“A New ICBM for North Korea?”
The KN-08 Mod 1, especially in its 2013 parade incarnation, had an extensively riveted skin. So too did the Unha SLV, North Korea’s only unambiguously real and successful long-range rocket. For the missiles we get to see parade mock-ups, but for the Unha we got to fish an entire rocket stage out of the ocean. And at least in 2012, it looked like the state of the art in North Korean metallurgy wasn’t up to building an all-welded or intricately machined rocket body; they needed the rivets.
Which makes it somewhat surprising that the KN-08 doesn’t seem to have any. It is also annoying to those of us trying to figure out how the missile is put together; the rivet lines are what told us where the engine bays, interstage regions and propellant tanks were. Indeed, there is less external detail all around. As noted, there is a bit of external hardware visible on the reentry vehicle, like propellant discharge ports for the first and second stages, and a few features that look like stage-separation thrusters.

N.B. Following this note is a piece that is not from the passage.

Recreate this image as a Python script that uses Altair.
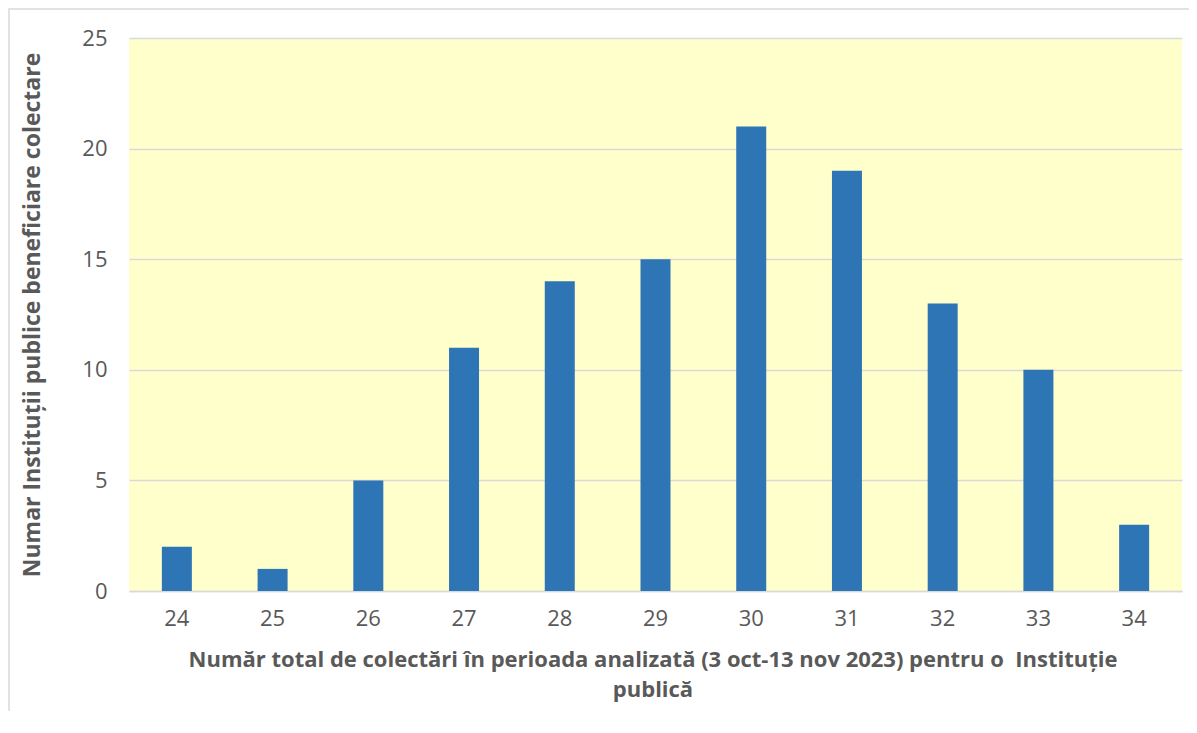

There might be a stage separation joint, partially hidden by the clamps holding the missile to the transporter. Even the cable raceway is now a single unbroken run, unless there is a break we can’t see hidden under the clamp.
One possibility is that this mock-up simply was not built to show that level of detail. That would be surprising, as the 2013 mock-ups revealed great detail. Perhaps the North Koreans are concerned we are learning more than they wish to reveal. Another possibility is that their engineers have started using flush rivets, which would not be visible through a layer of camouflage paint. That would make more sense for a jet plane, spending its career flying at high speeds through the atmosphere, than for a rocket that ascends as quickly as possible into the airless void above, but even such a small gain as a smooth skin might appeal to engineers trying to increase the performance of a marginal ICBM. The same logic may apply to other features—a smooth and featureless skin means less drag. Stage separation, for example, might be accomplished using linear shaped charges inside the missile’s fuselage, a technique the US mastered in the 1960s.
The most worrisome prospect is that the new mock-ups don’t show any rivets because North Korean engineers have improved their machining and welding skills to the point where they no longer need them. If the KN-08 Mod 2 uses the sort of machined isogrid structure common on more modern US and Russian missiles, the tanks and structures will be significantly lighter and the missile would be able to fly significantly farther. Improved propellant tank design would allow more of the missile’s propellant to be used, rather than left in dead spots. This is a technology North Korea hadn’t mastered in 2012, but they may have learned something new in the past few years. There is evidence they have been looking for technological assistance.
In June 2012, Ukraine reportedly arrested two North Korean diplomats for attempting to photograph secret documents at Ukraine’s Yuzhnoue Design Bureau. The UN Panel of Experts has noted that the documents “would have provided the Democratic People’s Republic of Korea with information on advanced technologies and new forms of technological processes for the design of missile systems, liquid-propellant engines, spacecraft and missile fuel supply systems and associated computer programmes.”
Yuzhnoye is an ex-Soviet rocket builder that wound up on the Ukrainian side of the post-Cold War border, which has had some luck in various joint ventures building satellite launch vehicles for international customers, but has lately fallen on hard times. Yuzhnoye has not built ICBM-class engines in almost 30 years, but they have been the place to go for state-of-the-art integrated rocket fuel tanks and structures at a discount price, and now their engineers and technicians aren’t getting paid regularly.
The names of the two documents being photographed were “Methods for predicting the capability of capillary intakes in fuel tanks of motor assemblies for spacecraft” and “Hydrodynamic processes in fuel tanks of spacecraft.” It is hard to pin down the exact content from translated titles, and we don’t know what else the North Koreans might have had access to before they were caught, but it is probably safe to assume that they have learned a bit about how to build better tanks and airframes for the KN-08: how to make them lighter all around and allow less residual propellant in the tanks, with no need for rivets.
“Report of the Panel of Experts established pursuant to resolution 1874 (2009),” 25.